Tuesday, October 20, 2009

No Fighting After Eating

I usually try to eat something a couple of hours before I go to the gym.  I want the food to be digested long before I start hopping around on the canvas.  I ate too close to the time I normally go there.  A handful of granola was my only meal earlier that day, so I was starving by the time I got home. Four (!) hot dogs were still sitting on my stomach when I got to Loyola Park.    There was no way that I was going to spar.  Johnny told me he felt the same.  He had wolfed down a bowl of chicken noodle soup just before he came in.

The cup of energy drink that I had with the hot dogs pushed me to have enough get-up-and-go to have good workout.  I spent several rounds working on defense, since that is a weak spot of mine.  I also worked on a left uppercut-right uppercut-left hook/right hook combination. 

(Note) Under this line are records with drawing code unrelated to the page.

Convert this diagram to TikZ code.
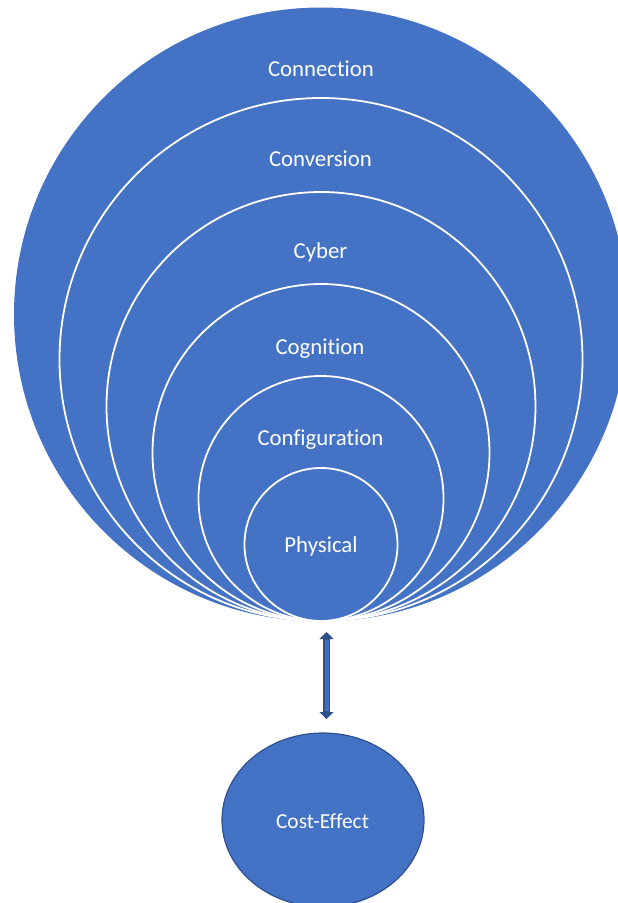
\documentclass[tikz,border=0pt]{standalone}
\usepackage{fontspec}
\setmainfont[Ligatures=NoCommon]{Carlito}
\usetikzlibrary{arrows.meta,shapes.geometric}
\definecolor{ofblue}{HTML}{4472C4}
\definecolor{ofdark}{HTML}{2F528F}
\tikzset{
  ring/.style={circle, fill=ofblue, draw=white, line width=1.8pt, inner sep=0pt},
  lbl/.style={text=white, font=\fontsize{22.8}{26}\selectfont, inner sep=0pt, anchor=base},
}
\begin{document}
\begin{tikzpicture}[x=1pt,y=-1pt]
\useasboundingbox (0,0) rectangle (618,903);
\begin{scope}
\clip (0,0) rectangle (618,903);
\fill[ofblue] (321,314.5) circle (307);
\node[ring, minimum size=523pt] (c2) at (321,359.5) {};
\node[ring, minimum size=429pt] (c3) at (321,406.5) {};
\node[ring, minimum size=337pt] (c4) at (321,452.5) {};
\node[ring, minimum size=245pt] (c5) at (321,498.5) {};
\node[ring, minimum size=153pt] (c6) at (321,544.5) {};
\node[ellipse, fill=ofblue, draw=ofdark, line width=1.2pt, minimum width=202pt, minimum height=174pt, inner sep=0pt] (ce) at (323,820) {};
\end{scope}
\node[lbl] (t1) at (321,76) {Connection};
\node[lbl] (t2) at (320.5,166) {Conversion};
\node[lbl] (t3) at (320.5,258) {Cyber};
\node[lbl] (t4) at (320,354) {Cognition};
\node[lbl] (t5) at (320.5,445) {Configuration};
\node[lbl] (t6) at (321,552.5) {Physical};
\node[lbl, font=\fontsize{21.4}{24}\selectfont] (t7) at (322.5,828) {Cost-Effect};
\coordinate (a1) at (326.5,632);
\coordinate (a2) at (326.5,719);
\draw[ofdark, line width=7pt, {Triangle[width=14pt,length=7pt]}-{Triangle[width=14pt,length=7pt]}] (a1) -- (a2);
\draw[ofblue!85!ofdark, line width=4pt, shorten <=8pt, shorten >=8pt] (a1) -- (a2);
\end{tikzpicture}
\end{document}
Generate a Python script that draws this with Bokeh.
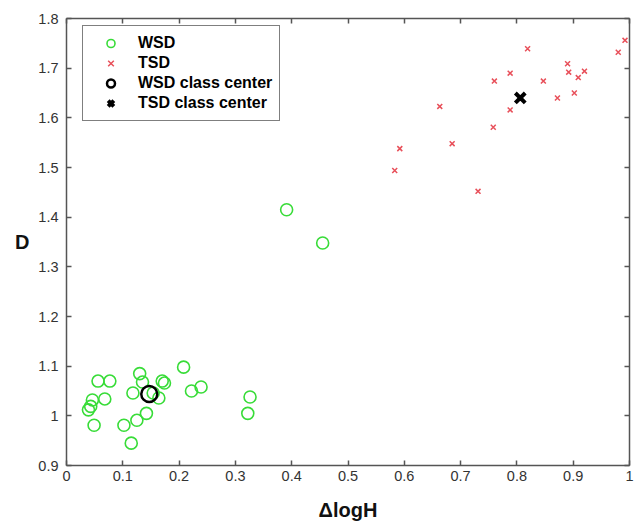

Jamil, Leon, Vic, Carlos, Missy and Alan asked about the other fights that took place at Hamlin Park last Thursday (Carlos and Alan had gone, but didn't stay for the entire boxing show).  I told Alan about Meg's fight with a woman who appeared to be bigger in size than her.  "You could have had a fight with the bigger gal," Alan said.  That's true, but that is not how things worked out that night.  The Brooks Park boxing show is the day after my birthday in December, according to the calendar.  Meg and I are supposed to have a rematch there.  I have a little over a month to train for that. 

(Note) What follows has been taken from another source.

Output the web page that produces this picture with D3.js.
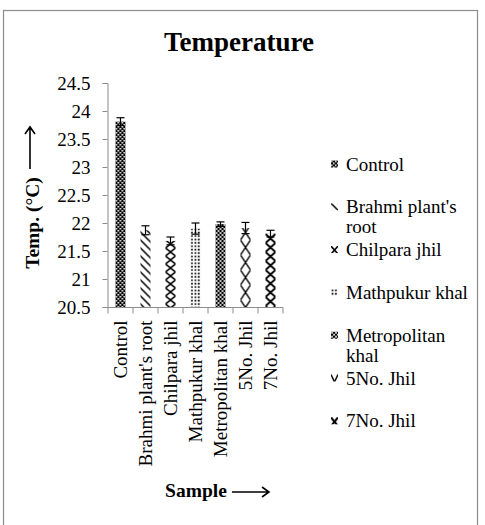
<!DOCTYPE html>
<html>
<head>
<meta charset="utf-8">
<script src="https://cdn.jsdelivr.net/npm/d3@7"></script>
<style>
  body { margin: 0; background: #fff; }
  text { font-family: "Liberation Serif", "Times New Roman", serif; fill: #000; }
</style>
</head>
<body>
<div id="chart"></div>
<script>
const categories = ["Control", "Brahmi plant's root", "Chilpara jhil", "Mathpukur khal", "Metropolitan khal", "5No. Jhil", "7No. Jhil"];
const temps = [23.81, 21.87, 21.68, 21.9, 21.98, 21.91, 21.81];
const errs = [0.07, 0.08, 0.07, 0.1, 0.04, 0.1, 0.06];
const fills = ["checker", "diag", "lattice", "dots", "checker2", "bigX", "zigzag"];
const yTicks = [20.5, 21, 21.5, 22, 22.5, 23, 23.5, 24, 24.5];

const W = 485, H = 525;
const plot = { left: 108, right: 283, top: 83, bottom: 307 };

const svg = d3.select("#chart").append("svg").attr("width", W).attr("height", H);
const defs = svg.append("defs");

svg.append("rect")
  .attr("x", 3.5).attr("y", 10.5)
  .attr("width", 474).attr("height", 530)
  .attr("fill", "#fff").attr("stroke", "#8c8c8c").attr("stroke-width", 1.2);

// pattern fills, one per bar / legend key so the tiles line up with the shape
function addPattern(id, kind, x0, y0, w) {
  const sizes = {
    checker: [4, 4], diag: [8, 8], lattice: [w, 8], dots: [3.4, 3.4],
    checker2: [4, 4], bigX: [w, 15], zigzag: [w, 9]
  };
  const [pw, ph] = sizes[kind];
  const p = defs.append("pattern")
    .attr("id", id)
    .attr("patternUnits", "userSpaceOnUse")
    .attr("x", x0).attr("y", y0)
    .attr("width", pw).attr("height", ph);

  if (kind === "checker" || kind === "checker2") {
    p.append("rect").attr("width", pw).attr("height", ph).attr("fill", "#000");
    if (kind === "checker") {
      p.append("rect").attr("x", 0).attr("y", 0).attr("width", 1.6).attr("height", 1.6).attr("fill", "#fff");
      p.append("rect").attr("x", 2).attr("y", 2).attr("width", 1.6).attr("height", 1.6).attr("fill", "#fff");
    } else {
      p.append("circle").attr("cx", 1).attr("cy", 1).attr("r", 1).attr("fill", "#fff");
      p.append("circle").attr("cx", 3).attr("cy", 3).attr("r", 1).attr("fill", "#fff");
    }
    return;
  }
  p.append("rect").attr("width", pw).attr("height", ph).attr("fill", "#fff");
  if (kind === "diag") {
    p.append("path")
      .attr("d", `M-2,-2L${pw + 2},${ph + 2}M-2,${ph - 2}L2,${ph + 2}M${pw - 2},-2L${pw + 2},2`)
      .attr("stroke", "#000").attr("stroke-width", 1.5);
  } else if (kind === "dots") {
    p.append("rect").attr("x", 0.6).attr("y", 0.6).attr("width", 1.7).attr("height", 1.7).attr("fill", "#000");
  } else {
    const sw = kind === "lattice" ? 1.6 : kind === "bigX" ? 1.4 : 2;
    p.append("path")
      .attr("d", `M0,0L${pw},${ph}M${pw},0L0,${ph}`)
      .attr("stroke", "#000").attr("stroke-width", sw).attr("fill", "none");
  }
}

const x = d3.scaleBand().domain(categories).range([plot.left, plot.right]).padding(0);
const y = d3.scaleLinear().domain([20.5, 24.5]).range([plot.bottom, plot.top]);
const barW = x.bandwidth() * 0.4;

// y axis
const yAxis = svg.append("g")
  .attr("transform", `translate(${plot.left - 0.5},0)`)
  .call(d3.axisLeft(y).tickValues(yTicks).tickSize(5).tickPadding(12).tickFormat((d) => String(d)));
yAxis.select(".domain").attr("stroke", "#8c8c8c");
yAxis.selectAll(".tick line").attr("stroke", "#8c8c8c");
yAxis.selectAll(".tick text").attr("font-size", 19).attr("font-family", "Liberation Serif");

// x axis: ticks sit on the category boundaries
const xAxis = svg.append("g").attr("transform", `translate(0,${plot.bottom + 0.5})`);
xAxis.append("line")
  .attr("x1", plot.left - 1).attr("x2", plot.right)
  .attr("stroke", "#8c8c8c");
xAxis.selectAll(".xt")
  .data(d3.range(categories.length + 1))
  .join("line")
  .attr("class", "xt")
  .attr("x1", (i) => (i < categories.length ? x(categories[i]) : plot.right))
  .attr("x2", (i) => (i < categories.length ? x(categories[i]) : plot.right))
  .attr("y1", 0).attr("y2", 6)
  .attr("stroke", "#8c8c8c");
xAxis.selectAll(".xl")
  .data(categories)
  .join("text")
  .attr("class", "xl")
  .attr("transform", (d) => `translate(${x(d) + x.bandwidth() / 2},13) rotate(-90)`)
  .attr("text-anchor", "end")
  .attr("dy", "0.35em")
  .attr("font-size", 19)
  .text((d) => d);

// bars
const bars = svg.append("g");
categories.forEach((c, i) => {
  const bx = x(c) + (x.bandwidth() - barW) / 2;
  addPattern(`pat-bar-${i}`, fills[i], bx, 0, barW);
  bars.append("rect")
    .attr("x", bx)
    .attr("y", y(temps[i]))
    .attr("width", barW)
    .attr("height", y(20.5) - y(temps[i]))
    .attr("fill", `url(#pat-bar-${i})`);
});

// error bars
const eb = svg.append("g").attr("stroke", "#000").attr("stroke-width", 1.2);
categories.forEach((c, i) => {
  const cx = x(c) + x.bandwidth() / 2;
  const hi = y(temps[i] + errs[i]), lo = y(temps[i] - errs[i]);
  eb.append("line").attr("x1", cx).attr("x2", cx).attr("y1", hi).attr("y2", lo);
  eb.append("line").attr("x1", cx - 4).attr("x2", cx + 4).attr("y1", hi).attr("y2", hi);
  eb.append("line").attr("x1", cx - 4).attr("x2", cx + 4).attr("y1", lo).attr("y2", lo);
});

// title
svg.append("text")
  .attr("x", 239).attr("y", 51)
  .attr("text-anchor", "middle")
  .attr("font-size", 27).attr("font-weight", "bold")
  .text("Temperature");

// y title with arrow
svg.append("text")
  .attr("transform", "translate(39,223) rotate(-90)")
  .attr("text-anchor", "middle")
  .attr("font-size", 19.5).attr("font-weight", "bold")
  .text("Temp. (°C)");
svg.append("path")
  .attr("d", "M30,169V127M25,134L30,127L35,134")
  .attr("stroke", "#000").attr("stroke-width", 1.6).attr("fill", "none");

// x title with arrow
svg.append("text")
  .attr("x", 196).attr("y", 497)
  .attr("text-anchor", "middle")
  .attr("font-size", 19.5).attr("font-weight", "bold")
  .text("Sample");
svg.append("path")
  .attr("d", "M232,492H269M262,487L269,492L262,497")
  .attr("stroke", "#000").attr("stroke-width", 1.6).attr("fill", "none");

// legend
const legend = svg.append("g");
const legX = 346, legY0 = 164, legStep = 42.8, maxW = 128;
categories.forEach((c, i) => {
  const cy = legY0 + i * legStep;
  addPattern(`pat-leg-${i}`, fills[i], 331, cy - 3.5, 7);
  legend.append("rect")
    .attr("x", 331).attr("y", cy - 3.5)
    .attr("width", 7).attr("height", 7)
    .attr("fill", `url(#pat-leg-${i})`);

  const t = legend.append("text").attr("x", legX).attr("y", cy).attr("dy", "0.35em").attr("font-size", 19);
  // wrap the label to the legend width
  const words = c.split(" ");
  let line = [];
  let tspan = t.append("tspan").attr("x", legX);
  words.forEach((w) => {
    line.push(w);
    tspan.text(line.join(" "));
    if (tspan.node().getComputedTextLength() > maxW && line.length > 1) {
      line.pop();
      tspan.text(line.join(" "));
      line = [w];
      tspan = t.append("tspan").attr("x", legX).attr("dy", 20).text(w);
    }
  });
});
</script>
</body>
</html>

Carlos sparred with Leon.  When Carlos took his headgear off, I noticed a spot of red on his right cheek.  "You've got some blood on you," I pointed out, thinking that he had a cut on his face.  The blood was actually coming from his right nostril.  "I got hit in the face again," he said.  "Dad, you're really bleeding," Justin told him, but it wasn't that bad.  "Yeah, I didn't keep my hands up.  I didn't do the thing that I tell you to do all the time," Carlos replied.  Lately, he's been teaching his son some boxing techniques. 

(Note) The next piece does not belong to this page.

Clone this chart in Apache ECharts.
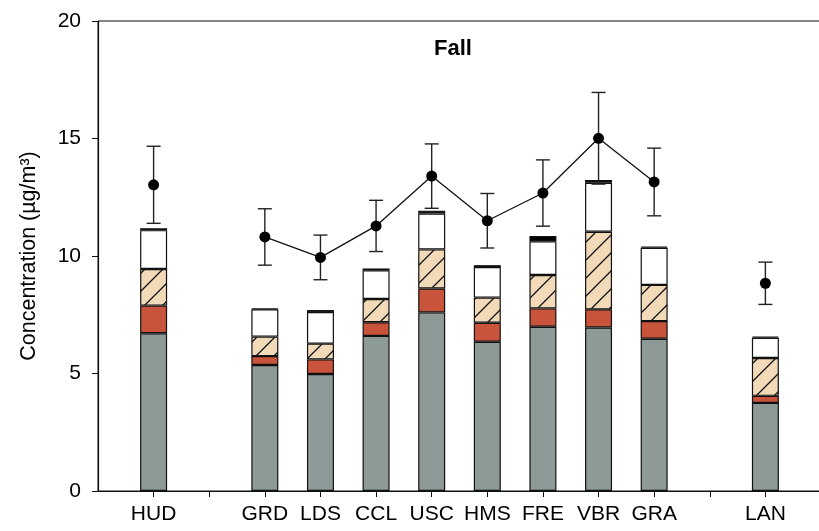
<!DOCTYPE html>
<html>
<head>
<meta charset="utf-8">
<title>Fall</title>
<script src="https://cdn.jsdelivr.net/npm/echarts@6/dist/echarts.min.js"></script>
<style>
  html, body { margin: 0; padding: 0; background: #fff; }
  #chart { width: 819px; height: 531px; }
</style>
</head>
<body>
<div id="chart"></div>
<script>
// Sampling sites, in the order they appear along the x axis
const sites = ['HUD', 'GRD', 'LDS', 'CCL', 'USC', 'HMS', 'FRE', 'VBR', 'GRA', 'LAN'];
// Axis slots: blank slots leave the gaps between site groups
const axisSlots = ['', 'HUD', '', 'GRD', 'LDS', 'CCL', 'USC', 'HMS', 'FRE', 'VBR', 'GRA', '', 'LAN', ''];

// Stacked component concentrations (µg/m³), bottom to top
const compGray  = [6.71, 5.36, 4.98, 6.60, 7.60, 6.35, 6.99, 6.96, 6.48, 3.75];
const compRed   = [1.18, 0.38, 0.62, 0.58, 1.02, 0.81, 0.78, 0.77, 0.75, 0.30];
const compHatch = [1.56, 0.83, 0.67, 0.99, 1.66, 1.07, 1.42, 3.30, 1.54, 1.61];
const compWhite = [1.65, 1.16, 1.35, 1.22, 1.53, 1.30, 1.44, 2.09, 1.58, 0.86];
const compBlack = [0.08, 0.04, 0.08, 0.08, 0.12, 0.08, 0.22, 0.11, 0.05, 0.05];

// Measured total mass: mean and standard deviation
const totalMean = [13.03, 10.81, 9.94, 11.28, 13.40, 11.50, 12.68, 15.01, 13.15, 8.84];
const totalSd   = [1.64, 1.20, 0.95, 1.09, 1.37, 1.16, 1.41, 1.95, 1.44, 0.90];

const yTicks = { min: 0, max: 20, interval: 5 };

// Spread a per-site array over the axis slots (null in the gaps)
function toSlots(arr) {
  return axisSlots.map(s => {
    const i = sites.indexOf(s);
    return (s === '' || i < 0) ? null : arr[i];
  });
}

// Diagonal hatch tile for the third component
function hatchTile() {
  const s = 18;
  const c = document.createElement('canvas');
  c.width = s; c.height = s;
  const ctx = c.getContext('2d');
  ctx.fillStyle = '#f2dab9';
  ctx.fillRect(0, 0, s, s);
  ctx.strokeStyle = '#111';
  ctx.lineWidth = 1.3;
  ctx.beginPath();
  ctx.moveTo(0, s); ctx.lineTo(s, 0);
  ctx.moveTo(-2, 2); ctx.lineTo(2, -2);
  ctx.moveTo(s - 2, s + 2); ctx.lineTo(s + 2, s - 2);
  ctx.stroke();
  return c;
}

const errData = [];
axisSlots.forEach((s, idx) => {
  const i = sites.indexOf(s);
  if (s !== '' && i >= 0) {
    errData.push([idx, totalMean[i] - totalSd[i], totalMean[i] + totalSd[i]]);
  }
});

const barBase = {
  type: 'bar',
  stack: 'mass',
  barWidth: 27,
  z: 2,
  silent: true
};
const edge = { borderColor: '#111', borderWidth: 1.2 };

const chart = echarts.init(document.getElementById('chart'), null, { renderer: 'canvas' });

chart.setOption({
  animation: false,
  backgroundColor: '#fff',
  title: {
    text: 'Fall',
    left: 448,
    top: 33,
    textAlign: 'center',
    textStyle: { fontFamily: 'Liberation Sans, Arial, sans-serif', fontSize: 22, fontWeight: 'bold', color: '#000' }
  },
  grid: {
    left: 98, right: -2, top: 21, bottom: 40,
    show: true, borderColor: '#111', borderWidth: 1,
    outerBoundsMode: 'none'
  },
  xAxis: {
    type: 'category',
    data: axisSlots,
    boundaryGap: false,
    axisLine: { lineStyle: { color: '#111', width: 1.2 } },
    axisTick: { length: 6, interval: (idx) => idx > 0 && idx < axisSlots.length - 1, lineStyle: { color: '#111' } },
    axisLabel: {
      interval: 0, margin: 13,
      fontFamily: 'Liberation Sans, Arial, sans-serif', fontSize: 21, color: '#000'
    },
    splitLine: { show: false }
  },
  yAxis: {
    type: 'value',
    min: yTicks.min, max: yTicks.max, interval: yTicks.interval,
    name: 'Concentration (µg/m³)',
    nameLocation: 'middle',
    nameGap: 58,
    nameTextStyle: { fontFamily: 'Liberation Sans, Arial, sans-serif', fontSize: 21.5, color: '#000' },
    axisLine: { show: true, lineStyle: { color: '#111', width: 1.2 } },
    axisTick: { show: true, length: 6, lineStyle: { color: '#111' } },
    axisLabel: { margin: 17, fontFamily: 'Liberation Sans, Arial, sans-serif', fontSize: 21, color: '#000' },
    splitLine: { show: false }
  },
  series: [
    Object.assign({}, barBase, { name: 'c1', data: toSlots(compGray),  itemStyle: Object.assign({ color: '#8e9a98' }, edge) }),
    Object.assign({}, barBase, { name: 'c2', data: toSlots(compRed),   itemStyle: Object.assign({ color: '#c8543c' }, edge) }),
    Object.assign({}, barBase, { name: 'c3', data: toSlots(compHatch), itemStyle: Object.assign({ color: { image: hatchTile(), repeat: 'repeat' } }, edge) }),
    Object.assign({}, barBase, { name: 'c4', data: toSlots(compWhite), itemStyle: Object.assign({ color: '#ffffff' }, edge) }),
    Object.assign({}, barBase, { name: 'c5', data: toSlots(compBlack), itemStyle: Object.assign({ color: '#000000' }, edge) }),
    {
      type: 'custom',
      name: 'sd',
      z: 3,
      silent: true,
      encode: { x: 0, y: [1, 2] },
      data: errData,
      renderItem: function (params, api) {
        const x = api.value(0);
        const lo = api.coord([x, api.value(1)]);
        const hi = api.coord([x, api.value(2)]);
        const half = 7;
        const st = { stroke: '#222', lineWidth: 1.4 };
        return {
          type: 'group',
          children: [
            { type: 'line', shape: { x1: lo[0], y1: lo[1], x2: hi[0], y2: hi[1] }, style: st },
            { type: 'line', shape: { x1: lo[0] - half, y1: lo[1], x2: lo[0] + half, y2: lo[1] }, style: st },
            { type: 'line', shape: { x1: hi[0] - half, y1: hi[1], x2: hi[0] + half, y2: hi[1] }, style: st }
          ]
        };
      }
    },
    {
      type: 'line',
      name: 'total',
      z: 4,
      silent: true,
      data: toSlots(totalMean),
      connectNulls: false,
      symbol: 'circle',
      symbolSize: 11,
      showAllSymbol: true,
      itemStyle: { color: '#000' },
      lineStyle: { color: '#111', width: 1.3 }
    }
  ]
});
</script>
</body>
</html>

Carlos told Alan that he liked the idea of getting into professional boxing.  Alan explained that amateur boxers get paid when they fight at private shows (show fights).  Boxers must have a license, however.  Park District boxing shows are about the only place amateur boxers can fight in Chicago without a license, which explains how I was able to have a fight last month.  Sometimes, if a boxer arrives at show fight without a license, the money that would have been paid to him or her will go towards their license.  The last I checked, amateur boxers get paid $25.00-$30.00 for fighting in private shows.  The coaches get paid, too, but not much more than the boxers.